_THE EXERCISE_. Print exactly the lines from the first one down to the line that contains "(fasetext) at (784,161)", both included, and skip the pictures.

_DATA BLOCK_.
-- Begin --

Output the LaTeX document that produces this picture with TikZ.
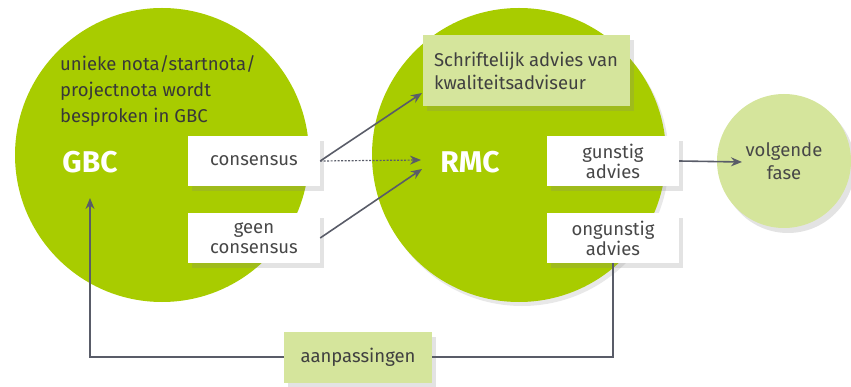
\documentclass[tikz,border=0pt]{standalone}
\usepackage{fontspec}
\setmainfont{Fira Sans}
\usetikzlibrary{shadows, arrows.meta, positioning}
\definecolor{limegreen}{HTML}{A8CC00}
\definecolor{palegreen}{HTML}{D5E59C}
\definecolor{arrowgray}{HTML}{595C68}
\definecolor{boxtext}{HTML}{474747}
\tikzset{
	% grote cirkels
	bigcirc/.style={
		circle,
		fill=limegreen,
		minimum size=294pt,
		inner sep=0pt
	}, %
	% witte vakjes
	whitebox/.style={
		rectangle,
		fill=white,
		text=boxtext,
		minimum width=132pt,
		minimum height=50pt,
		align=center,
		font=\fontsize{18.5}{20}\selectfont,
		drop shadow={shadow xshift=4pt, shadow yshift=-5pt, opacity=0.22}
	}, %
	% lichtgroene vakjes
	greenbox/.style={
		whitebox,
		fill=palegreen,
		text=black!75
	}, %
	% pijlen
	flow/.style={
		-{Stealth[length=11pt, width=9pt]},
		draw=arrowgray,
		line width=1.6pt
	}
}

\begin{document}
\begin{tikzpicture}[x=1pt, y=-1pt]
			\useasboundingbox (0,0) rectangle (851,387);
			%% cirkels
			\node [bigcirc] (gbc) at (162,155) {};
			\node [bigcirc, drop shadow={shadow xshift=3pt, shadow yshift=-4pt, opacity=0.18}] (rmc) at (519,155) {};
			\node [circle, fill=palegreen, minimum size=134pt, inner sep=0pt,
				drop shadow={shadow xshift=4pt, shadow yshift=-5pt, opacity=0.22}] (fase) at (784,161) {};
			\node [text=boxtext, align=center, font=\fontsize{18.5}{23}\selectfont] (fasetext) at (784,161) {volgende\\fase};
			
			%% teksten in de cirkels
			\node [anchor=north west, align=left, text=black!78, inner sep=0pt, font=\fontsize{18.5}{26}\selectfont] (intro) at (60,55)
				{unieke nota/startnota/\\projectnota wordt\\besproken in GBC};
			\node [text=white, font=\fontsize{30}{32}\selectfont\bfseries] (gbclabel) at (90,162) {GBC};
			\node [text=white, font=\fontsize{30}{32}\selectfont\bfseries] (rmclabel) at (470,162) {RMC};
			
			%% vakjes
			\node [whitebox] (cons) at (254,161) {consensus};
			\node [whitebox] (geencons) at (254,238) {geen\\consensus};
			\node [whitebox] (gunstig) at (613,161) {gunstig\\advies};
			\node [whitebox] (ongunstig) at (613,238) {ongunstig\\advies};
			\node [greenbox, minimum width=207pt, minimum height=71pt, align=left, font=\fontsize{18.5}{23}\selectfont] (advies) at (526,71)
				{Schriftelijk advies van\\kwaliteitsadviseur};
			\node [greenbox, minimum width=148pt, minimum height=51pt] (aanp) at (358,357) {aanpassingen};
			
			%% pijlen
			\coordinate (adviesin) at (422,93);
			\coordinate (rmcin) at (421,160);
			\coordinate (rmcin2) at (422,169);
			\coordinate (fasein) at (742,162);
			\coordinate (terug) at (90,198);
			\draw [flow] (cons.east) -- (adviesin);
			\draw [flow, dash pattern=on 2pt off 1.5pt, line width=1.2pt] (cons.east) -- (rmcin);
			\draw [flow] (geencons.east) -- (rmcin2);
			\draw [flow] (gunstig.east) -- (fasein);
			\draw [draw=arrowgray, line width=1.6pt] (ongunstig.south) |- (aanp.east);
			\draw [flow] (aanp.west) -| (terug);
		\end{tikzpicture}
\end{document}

-- End --

_THE OUTPUT_.
Output the LaTeX document that produces this picture with TikZ.
\documentclass[tikz,border=0pt]{standalone}
\usepackage{fontspec}
\setmainfont{Fira Sans}
\usetikzlibrary{shadows, arrows.meta, positioning}
\definecolor{limegreen}{HTML}{A8CC00}
\definecolor{palegreen}{HTML}{D5E59C}
\definecolor{arrowgray}{HTML}{595C68}
\definecolor{boxtext}{HTML}{474747}
\tikzset{
	% grote cirkels
	bigcirc/.style={
		circle,
		fill=limegreen,
		minimum size=294pt,
		inner sep=0pt
	}, %
	% witte vakjes
	whitebox/.style={
		rectangle,
		fill=white,
		text=boxtext,
		minimum width=132pt,
		minimum height=50pt,
		align=center,
		font=\fontsize{18.5}{20}\selectfont,
		drop shadow={shadow xshift=4pt, shadow yshift=-5pt, opacity=0.22}
	}, %
	% lichtgroene vakjes
	greenbox/.style={
		whitebox,
		fill=palegreen,
		text=black!75
	}, %
	% pijlen
	flow/.style={
		-{Stealth[length=11pt, width=9pt]},
		draw=arrowgray,
		line width=1.6pt
	}
}

\begin{document}
\begin{tikzpicture}[x=1pt, y=-1pt]
			\useasboundingbox (0,0) rectangle (851,387);
			%% cirkels
			\node [bigcirc] (gbc) at (162,155) {};
			\node [bigcirc, drop shadow={shadow xshift=3pt, shadow yshift=-4pt, opacity=0.18}] (rmc) at (519,155) {};
			\node [circle, fill=palegreen, minimum size=134pt, inner sep=0pt,
				drop shadow={shadow xshift=4pt, shadow yshift=-5pt, opacity=0.22}] (fase) at (784,161) {};
			\node [text=boxtext, align=center, font=\fontsize{18.5}{23}\selectfont] (fasetext) at (784,161) {volgende\\fase};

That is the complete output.